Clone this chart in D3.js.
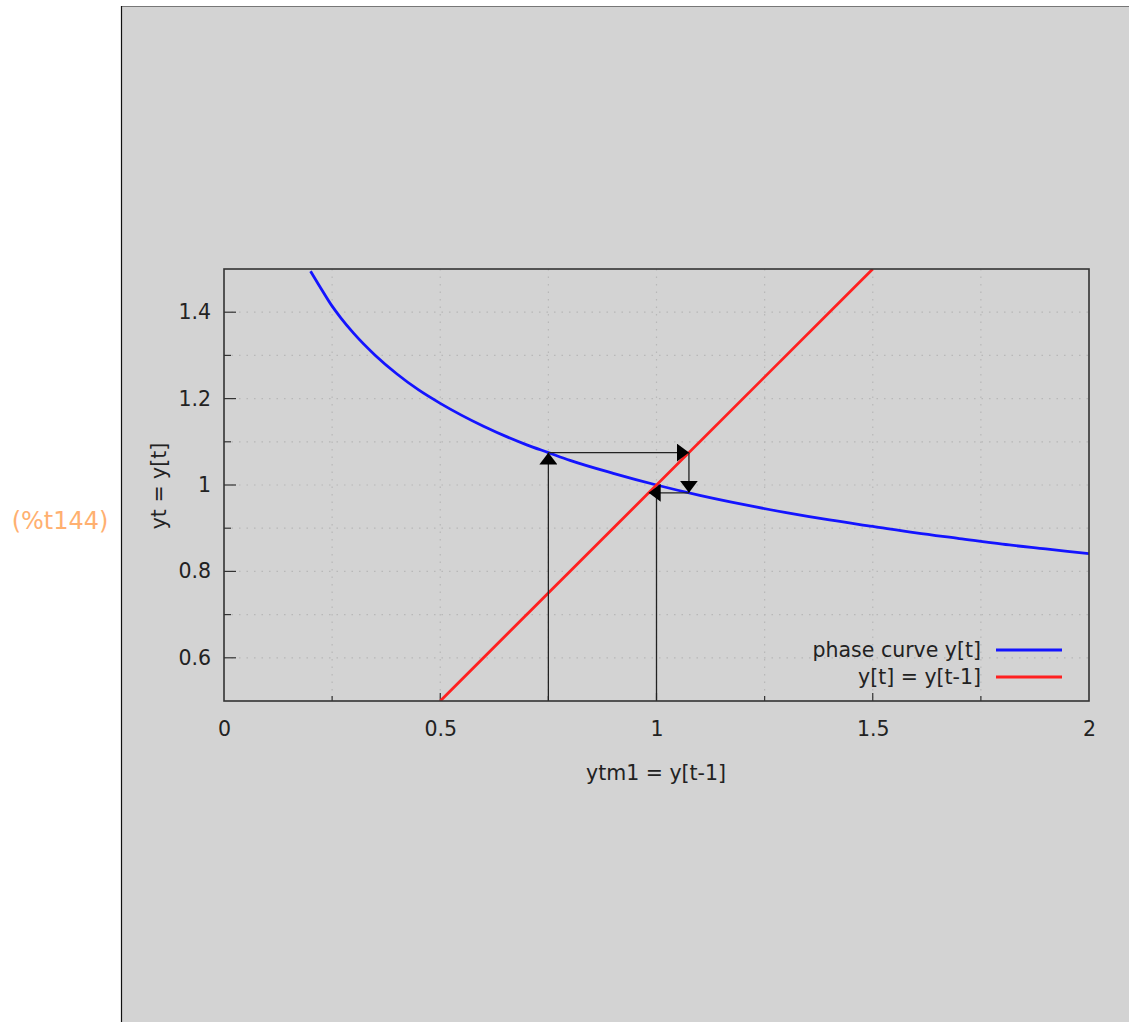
<!DOCTYPE html>
<html><head><meta charset="utf-8">
<script src="https://cdn.jsdelivr.net/npm/d3@7"></script>
<style>
body{margin:0;background:#fff;}
svg{display:block;}
text{font-family:"DejaVu Sans",Verdana,sans-serif;}
</style></head>
<body>
<script>
// phase curve y[t]
const curveX = [0.2,0.22,0.25,0.27,0.3,0.35,0.4,0.45,0.5,0.6,0.7,0.75,0.8,0.9,1.0,1.1,1.2,1.3,1.4,1.5,1.6,1.7,1.8,1.9,2.0];
const curveY = [1.495,1.462,1.414,1.387,1.351,1.300,1.257,1.220,1.189,1.136,1.093,1.075,1.057,1.027,1.0,0.976,0.955,0.936,0.919,0.904,0.889,0.876,0.863,0.852,0.841];
// identity line y[t] = y[t-1]
const diagX = [0.5,1.5];
const diagY = [0.5,1.5];
// cobweb arrows [x1,y1,x2,y2]
const arrows = [
  [0.75,0.5,0.75,1.075],
  [0.75,1.075,1.075,1.075],
  [1.075,1.075,1.075,0.982],
  [1.075,0.982,0.982,0.982]
];
const plainSegs = [[1.0,0.5,1.0,0.985]];
const xTicks = [0,0.5,1,1.5,2];
const xTickLabels = ["0","0.5","1","1.5","2"];
const xMinor = [0.25,0.5,0.75,1,1.25,1.5,1.75];
const yTicks = [0.6,0.8,1.0,1.2,1.4];
const yTickLabels = ["0.6","0.8","1","1.2","1.4"];
const yMinor = [0.6,0.7,0.8,0.9,1.0,1.1,1.2,1.3,1.4];
const seriesNames = ["phase curve y[t]","y[t] = y[t-1]"];
const seriesColors = ["#1414ff","#ff2020"];

const W=1129,H=1022;
const FS=20.5;
const svg=d3.select("body").append("svg").attr("width",W).attr("height",H);
svg.append("rect").attr("x",121).attr("y",6).attr("width",W-121).attr("height",H-6).attr("fill","#d3d3d3");
svg.append("line").attr("x1",121).attr("x2",W).attr("y1",6.5).attr("y2",6.5).attr("stroke","#777").attr("stroke-width",1);
svg.append("line").attr("x1",121.5).attr("x2",121.5).attr("y1",6).attr("y2",H).attr("stroke","#111").attr("stroke-width",1.2);
svg.append("text").attr("x",60).attr("y",529).attr("text-anchor","middle").attr("font-size",24)
  .attr("fill","#ffb070").text("(%t144)");

const L=224,R=1089,T=269,B=701;
const x=d3.scaleLinear().domain([0,2]).range([L,R]);
const y=d3.scaleLinear().domain([0.5,1.5]).range([B,T]);

const defs=svg.append("defs");
defs.append("clipPath").attr("id","clip").append("rect").attr("x",L).attr("y",T).attr("width",R-L).attr("height",B-T);
defs.append("marker").attr("id","ah").attr("viewBox","0 0 12 18").attr("refX",12).attr("refY",9)
  .attr("markerWidth",12).attr("markerHeight",18).attr("markerUnits","userSpaceOnUse").attr("orient","auto")
  .append("path").attr("d","M0,0L12,9L0,18Z").attr("fill","#000");

// grid
const g=svg.append("g");
g.selectAll(".gx").data(xMinor).join("line").attr("x1",d=>x(d)).attr("x2",d=>x(d)).attr("y1",T).attr("y2",B)
  .attr("stroke","#b8b8b8").attr("stroke-width",1.2).attr("stroke-dasharray","1.5,6");
g.selectAll(".gy").data(yMinor).join("line").attr("x1",L).attr("x2",R).attr("y1",d=>y(d)).attr("y2",d=>y(d))
  .attr("stroke","#b8b8b8").attr("stroke-width",1.2).attr("stroke-dasharray","1.5,6");

// ticks
const xAxis=d3.axisBottom(x).tickValues(xTicks).tickFormat((d,i)=>xTickLabels[i]).tickSize(0).tickPadding(20);
const xa=svg.append("g").attr("transform",`translate(0,${B})`).call(xAxis);
xa.select(".domain").remove();
xa.selectAll("text").attr("font-size",FS).attr("fill","#222");
const yAxis=d3.axisLeft(y).tickValues(yTicks).tickFormat((d,i)=>yTickLabels[i]).tickSize(0).tickPadding(13);
const ya=svg.append("g").attr("transform",`translate(${L},0)`).call(yAxis);
ya.select(".domain").remove();
ya.selectAll("text").attr("font-size",FS).attr("fill","#222");
svg.selectAll(".tx").data(xMinor).join("line").attr("x1",d=>x(d)).attr("x2",d=>x(d)).attr("y1",B).attr("y2",d=>B-(xTicks.includes(d)?8:5))
  .attr("stroke","#333").attr("stroke-width",1.2);
svg.selectAll(".ty").data(yMinor).join("line").attr("x1",L).attr("x2",d=>L+(yTicks.some(t=>Math.abs(t-d)<1e-9)?12:7)).attr("y1",d=>y(d)).attr("y2",d=>y(d))
  .attr("stroke","#333").attr("stroke-width",1.2);

// series
const plot=svg.append("g").attr("clip-path","url(#clip)");
const line=d3.line().x(d=>x(d[0])).y(d=>y(d[1])).curve(d3.curveMonotoneX);
plot.append("path").datum(curveX.map((v,i)=>[v,curveY[i]])).attr("d",line).attr("fill","none")
  .attr("stroke",seriesColors[0]).attr("stroke-width",2.8);
plot.append("path").datum(diagX.map((v,i)=>[v,diagY[i]])).attr("d",d3.line().x(d=>x(d[0])).y(d=>y(d[1]))).attr("fill","none")
  .attr("stroke",seriesColors[1]).attr("stroke-width",2.8);

// cobweb
svg.selectAll(".ps").data(plainSegs).join("line").attr("x1",d=>x(d[0])).attr("y1",d=>y(d[1])).attr("x2",d=>x(d[2])).attr("y2",d=>y(d[3]))
  .attr("stroke","#222").attr("stroke-width",1.3);
svg.selectAll(".ar").data(arrows).join("line").attr("x1",d=>x(d[0])).attr("y1",d=>y(d[1])).attr("x2",d=>x(d[2])).attr("y2",d=>y(d[3]))
  .attr("stroke","#222").attr("stroke-width",1.3).attr("marker-end","url(#ah)");

// frame
svg.append("rect").attr("x",L).attr("y",T).attr("width",R-L).attr("height",B-T).attr("fill","none").attr("stroke","#333").attr("stroke-width",1.6);

// labels
svg.append("text").attr("x",656).attr("y",780).attr("text-anchor","middle").attr("font-size",FS).attr("fill","#222").text("ytm1 = y[t-1]");
svg.append("text").attr("transform","translate(166,486) rotate(-90)").attr("text-anchor","middle").attr("font-size",FS).attr("fill","#222").text("yt = y[t]");

// legend
const lg=svg.append("g");
seriesNames.forEach((n,i)=>{
  const yy=650+i*27;
  lg.append("text").attr("x",981).attr("y",yy+7).attr("text-anchor","end").attr("font-size",FS).attr("fill","#222").text(n);
  lg.append("line").attr("x1",996).attr("x2",1062).attr("y1",yy).attr("y2",yy).attr("stroke",seriesColors[i]).attr("stroke-width",2.8);
});
</script>
</body></html>
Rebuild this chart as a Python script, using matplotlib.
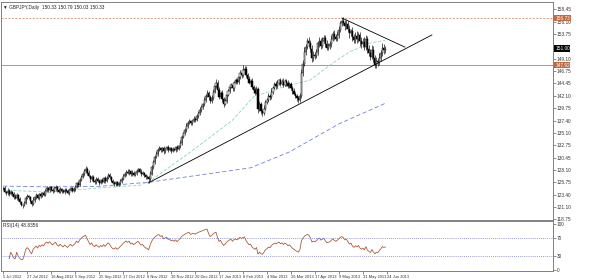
·····
- [Brief]
Pick out every line above that holds the word "script" and copy it.

- [Correct answer]
<script src="https://cdn.jsdelivr.net/npm/d3@7"></script>
<script>
</script>
Rebuild this chart as a Python script, using matplotlib.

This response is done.